Frequently asked questions about Stock solution

What is a stock solution in AP Chem?

It's a concentrated solution of known concentration that you prepare once and then dilute to make working solutions, like titrants or calibration standards. It shows up in Unit 4's titration topic (4.6) and in colorimetric analysis labs.

Does diluting a stock solution change the moles of solute?

No. Dilution only adds water, so the moles of solute stay exactly the same while the concentration drops. That conservation of moles is the entire basis of M₁V₁ = M₂V₂.

What's the difference between a stock solution and a standard solution?

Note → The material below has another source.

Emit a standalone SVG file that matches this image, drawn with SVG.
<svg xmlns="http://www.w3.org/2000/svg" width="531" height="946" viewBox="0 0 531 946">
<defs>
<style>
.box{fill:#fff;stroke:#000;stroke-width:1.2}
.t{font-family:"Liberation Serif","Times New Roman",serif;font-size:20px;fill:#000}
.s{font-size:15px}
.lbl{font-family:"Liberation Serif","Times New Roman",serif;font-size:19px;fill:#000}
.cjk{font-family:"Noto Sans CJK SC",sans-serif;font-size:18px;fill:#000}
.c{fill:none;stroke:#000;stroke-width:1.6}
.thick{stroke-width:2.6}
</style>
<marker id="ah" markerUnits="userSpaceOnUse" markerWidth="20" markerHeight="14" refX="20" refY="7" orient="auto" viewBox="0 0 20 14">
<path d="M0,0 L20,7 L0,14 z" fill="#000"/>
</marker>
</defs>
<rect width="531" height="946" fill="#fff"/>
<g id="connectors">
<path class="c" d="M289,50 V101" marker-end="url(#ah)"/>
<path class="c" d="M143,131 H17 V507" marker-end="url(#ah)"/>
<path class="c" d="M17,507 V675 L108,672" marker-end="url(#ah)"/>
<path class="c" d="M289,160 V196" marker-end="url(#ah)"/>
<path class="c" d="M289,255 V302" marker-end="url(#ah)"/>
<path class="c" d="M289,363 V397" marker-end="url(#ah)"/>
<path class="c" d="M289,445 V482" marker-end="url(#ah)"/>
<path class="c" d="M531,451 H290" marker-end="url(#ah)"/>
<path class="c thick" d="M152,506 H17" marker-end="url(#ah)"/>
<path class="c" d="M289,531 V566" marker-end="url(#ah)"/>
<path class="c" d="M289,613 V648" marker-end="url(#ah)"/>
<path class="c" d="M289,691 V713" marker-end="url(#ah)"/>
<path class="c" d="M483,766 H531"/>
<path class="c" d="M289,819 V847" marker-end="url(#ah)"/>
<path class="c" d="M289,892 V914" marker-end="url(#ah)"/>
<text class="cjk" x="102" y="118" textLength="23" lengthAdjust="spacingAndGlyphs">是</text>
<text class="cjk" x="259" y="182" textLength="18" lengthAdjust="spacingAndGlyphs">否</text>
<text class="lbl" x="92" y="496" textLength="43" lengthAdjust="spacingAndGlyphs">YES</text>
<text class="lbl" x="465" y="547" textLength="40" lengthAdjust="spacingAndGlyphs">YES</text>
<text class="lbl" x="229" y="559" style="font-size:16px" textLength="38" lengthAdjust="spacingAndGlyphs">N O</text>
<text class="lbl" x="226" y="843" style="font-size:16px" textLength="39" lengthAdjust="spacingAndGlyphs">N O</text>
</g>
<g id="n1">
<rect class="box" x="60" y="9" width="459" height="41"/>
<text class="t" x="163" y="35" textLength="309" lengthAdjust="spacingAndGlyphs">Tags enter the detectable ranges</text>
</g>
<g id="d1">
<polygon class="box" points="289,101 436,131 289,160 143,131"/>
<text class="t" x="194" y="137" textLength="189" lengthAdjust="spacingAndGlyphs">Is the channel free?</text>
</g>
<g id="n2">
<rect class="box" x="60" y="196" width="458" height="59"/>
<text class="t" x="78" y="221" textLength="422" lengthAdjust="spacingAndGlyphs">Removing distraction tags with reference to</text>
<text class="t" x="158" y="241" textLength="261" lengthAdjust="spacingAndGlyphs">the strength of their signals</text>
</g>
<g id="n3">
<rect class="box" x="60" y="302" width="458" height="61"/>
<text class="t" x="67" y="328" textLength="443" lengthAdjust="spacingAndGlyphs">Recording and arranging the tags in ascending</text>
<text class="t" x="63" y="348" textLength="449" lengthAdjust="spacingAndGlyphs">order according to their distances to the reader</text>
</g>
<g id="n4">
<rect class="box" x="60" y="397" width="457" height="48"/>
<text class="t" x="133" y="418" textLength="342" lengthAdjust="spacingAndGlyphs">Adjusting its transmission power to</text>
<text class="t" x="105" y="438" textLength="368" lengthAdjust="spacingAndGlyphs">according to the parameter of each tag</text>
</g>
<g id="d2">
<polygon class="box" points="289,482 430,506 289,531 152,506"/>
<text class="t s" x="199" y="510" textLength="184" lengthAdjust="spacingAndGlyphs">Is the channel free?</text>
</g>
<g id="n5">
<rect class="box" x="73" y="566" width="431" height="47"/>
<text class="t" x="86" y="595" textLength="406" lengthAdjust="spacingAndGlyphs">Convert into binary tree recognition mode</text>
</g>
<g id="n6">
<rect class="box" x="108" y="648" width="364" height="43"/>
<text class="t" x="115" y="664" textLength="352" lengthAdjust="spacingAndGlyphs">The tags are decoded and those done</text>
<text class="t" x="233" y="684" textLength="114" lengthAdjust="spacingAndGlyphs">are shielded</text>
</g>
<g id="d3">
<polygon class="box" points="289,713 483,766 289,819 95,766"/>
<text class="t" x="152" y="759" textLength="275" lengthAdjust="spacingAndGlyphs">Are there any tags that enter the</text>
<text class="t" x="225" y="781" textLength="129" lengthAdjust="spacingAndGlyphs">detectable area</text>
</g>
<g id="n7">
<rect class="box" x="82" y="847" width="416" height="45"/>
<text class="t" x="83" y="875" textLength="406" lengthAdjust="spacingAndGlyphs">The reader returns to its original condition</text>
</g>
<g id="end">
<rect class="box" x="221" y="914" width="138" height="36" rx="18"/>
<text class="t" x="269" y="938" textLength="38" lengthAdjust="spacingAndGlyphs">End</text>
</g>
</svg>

A stock solution is the concentrated supply you dilute from, while a standard solution is any solution whose concentration is precisely known and used as a reference, like a titrant. Most standards are made by diluting a stock, so the same liquid can be both depending on how you're using it.

How do you dilute a stock solution for an FRQ answer?

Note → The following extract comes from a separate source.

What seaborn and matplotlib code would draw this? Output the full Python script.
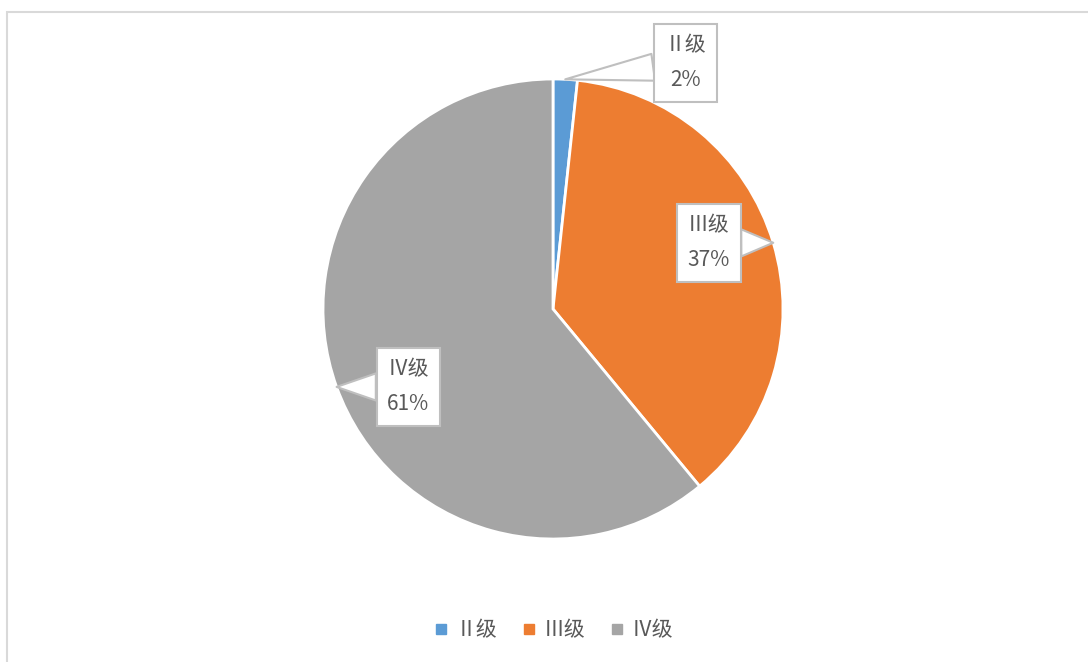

Use M₁V₁ = M₂V₂ to find the volume of stock needed, transfer it with a volumetric pipet into a volumetric flask, then add distilled water up to the calibration line. Naming the pipet and volumetric flask matters; a beaker and graduated cylinder won't earn the point.

Why do titrations and colorimetric labs need stock solutions?

Both methods only work if you know certain concentrations precisely. Titrations need a titrant of known concentration to locate the equivalence point, and colorimetric analysis (like the 2022 MnO₄⁻ question) needs a series of diluted standards from one stock to build a calibration curve.